- _Your instructions_:
The lines to extract run from the first line of the material below to the line containing "Scatter, XAxis, YAxis", both included; leave the pictures behind.
++++ Source material ++++
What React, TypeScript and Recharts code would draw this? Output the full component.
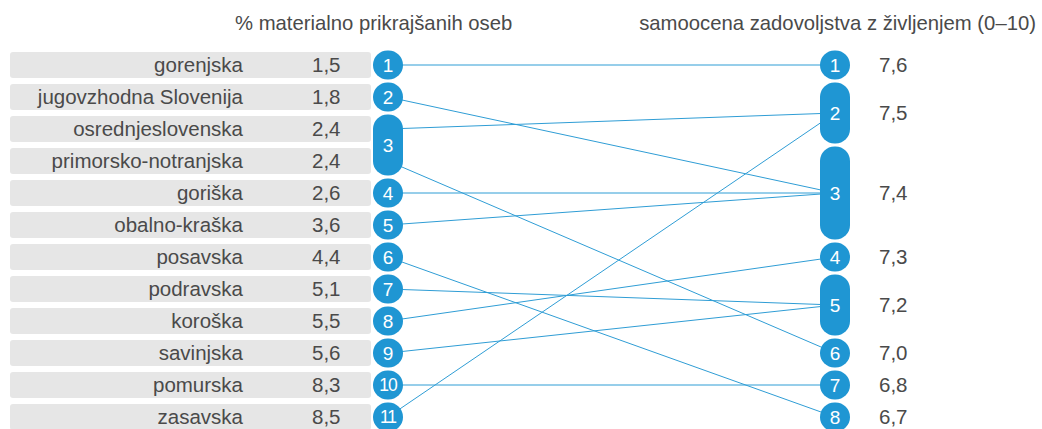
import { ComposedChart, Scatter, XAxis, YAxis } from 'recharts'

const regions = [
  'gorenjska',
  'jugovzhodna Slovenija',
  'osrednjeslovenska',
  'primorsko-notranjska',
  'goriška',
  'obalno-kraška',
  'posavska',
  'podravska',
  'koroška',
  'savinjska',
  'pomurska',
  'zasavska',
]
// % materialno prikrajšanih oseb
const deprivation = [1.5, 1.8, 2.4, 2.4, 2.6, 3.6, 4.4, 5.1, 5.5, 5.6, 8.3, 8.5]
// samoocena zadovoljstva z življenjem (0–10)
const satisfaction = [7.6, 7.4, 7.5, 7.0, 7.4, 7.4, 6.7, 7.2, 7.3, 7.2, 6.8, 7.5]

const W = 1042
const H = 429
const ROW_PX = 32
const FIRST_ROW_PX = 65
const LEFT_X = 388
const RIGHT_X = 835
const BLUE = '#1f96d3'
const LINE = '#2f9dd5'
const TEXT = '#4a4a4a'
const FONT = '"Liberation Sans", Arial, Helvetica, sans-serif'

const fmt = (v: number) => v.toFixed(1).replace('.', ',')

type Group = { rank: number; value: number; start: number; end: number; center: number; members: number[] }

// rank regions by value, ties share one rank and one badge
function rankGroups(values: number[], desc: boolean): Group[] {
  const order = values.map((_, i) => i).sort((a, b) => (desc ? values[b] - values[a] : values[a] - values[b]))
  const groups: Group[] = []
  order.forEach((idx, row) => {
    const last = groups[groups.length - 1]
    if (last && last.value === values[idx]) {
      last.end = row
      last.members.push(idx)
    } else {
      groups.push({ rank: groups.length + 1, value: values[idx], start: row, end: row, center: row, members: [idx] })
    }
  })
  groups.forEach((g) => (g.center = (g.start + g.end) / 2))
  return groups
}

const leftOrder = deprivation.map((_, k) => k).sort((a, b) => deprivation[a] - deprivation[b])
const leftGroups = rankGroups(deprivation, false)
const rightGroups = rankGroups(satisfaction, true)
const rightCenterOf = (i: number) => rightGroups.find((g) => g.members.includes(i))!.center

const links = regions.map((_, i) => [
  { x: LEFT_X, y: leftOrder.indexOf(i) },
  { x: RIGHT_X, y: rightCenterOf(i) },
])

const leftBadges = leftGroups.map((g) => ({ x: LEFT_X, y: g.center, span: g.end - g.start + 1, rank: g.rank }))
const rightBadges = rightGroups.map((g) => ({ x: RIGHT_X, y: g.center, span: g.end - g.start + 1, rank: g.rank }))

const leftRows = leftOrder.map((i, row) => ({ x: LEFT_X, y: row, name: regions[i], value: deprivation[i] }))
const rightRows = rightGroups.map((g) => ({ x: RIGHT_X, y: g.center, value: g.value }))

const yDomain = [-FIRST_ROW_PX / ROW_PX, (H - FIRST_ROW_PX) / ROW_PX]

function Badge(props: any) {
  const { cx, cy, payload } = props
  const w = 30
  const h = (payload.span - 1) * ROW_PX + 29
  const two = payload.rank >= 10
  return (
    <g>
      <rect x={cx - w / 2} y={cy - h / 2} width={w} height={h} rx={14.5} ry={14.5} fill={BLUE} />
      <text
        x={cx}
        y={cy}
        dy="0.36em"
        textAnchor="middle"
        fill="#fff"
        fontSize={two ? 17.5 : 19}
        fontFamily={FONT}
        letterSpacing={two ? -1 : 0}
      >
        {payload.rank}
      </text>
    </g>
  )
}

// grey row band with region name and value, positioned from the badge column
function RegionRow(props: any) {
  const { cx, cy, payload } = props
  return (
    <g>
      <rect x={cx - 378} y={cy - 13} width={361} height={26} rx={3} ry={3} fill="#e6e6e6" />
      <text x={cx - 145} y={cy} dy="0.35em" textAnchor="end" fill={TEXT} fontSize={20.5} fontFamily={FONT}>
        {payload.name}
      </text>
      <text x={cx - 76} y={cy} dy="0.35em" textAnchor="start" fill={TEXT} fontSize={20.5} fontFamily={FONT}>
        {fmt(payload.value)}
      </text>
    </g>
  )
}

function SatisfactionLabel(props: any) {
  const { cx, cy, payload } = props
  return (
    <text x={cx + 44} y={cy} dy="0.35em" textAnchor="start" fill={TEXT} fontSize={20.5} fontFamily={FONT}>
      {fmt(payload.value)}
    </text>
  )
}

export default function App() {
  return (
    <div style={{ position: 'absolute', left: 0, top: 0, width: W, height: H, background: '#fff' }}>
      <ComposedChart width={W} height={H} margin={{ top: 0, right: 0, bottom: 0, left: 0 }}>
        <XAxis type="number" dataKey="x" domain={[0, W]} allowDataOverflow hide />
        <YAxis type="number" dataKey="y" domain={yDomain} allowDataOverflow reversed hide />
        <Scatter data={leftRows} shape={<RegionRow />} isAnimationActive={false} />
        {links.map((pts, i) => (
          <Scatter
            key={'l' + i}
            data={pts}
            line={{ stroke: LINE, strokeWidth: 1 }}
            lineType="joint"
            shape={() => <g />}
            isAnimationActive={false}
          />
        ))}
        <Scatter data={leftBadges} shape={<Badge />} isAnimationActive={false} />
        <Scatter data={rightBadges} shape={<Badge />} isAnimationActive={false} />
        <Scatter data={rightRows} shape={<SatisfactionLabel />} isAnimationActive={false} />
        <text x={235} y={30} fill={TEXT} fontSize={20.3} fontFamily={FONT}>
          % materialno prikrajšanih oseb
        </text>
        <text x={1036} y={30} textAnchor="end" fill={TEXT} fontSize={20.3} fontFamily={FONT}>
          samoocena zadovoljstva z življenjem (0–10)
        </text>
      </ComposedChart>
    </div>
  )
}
++++
- _The response_:
What React, TypeScript and Recharts code would draw this? Output the full component.
import { ComposedChart, Scatter, XAxis, YAxis } from 'recharts'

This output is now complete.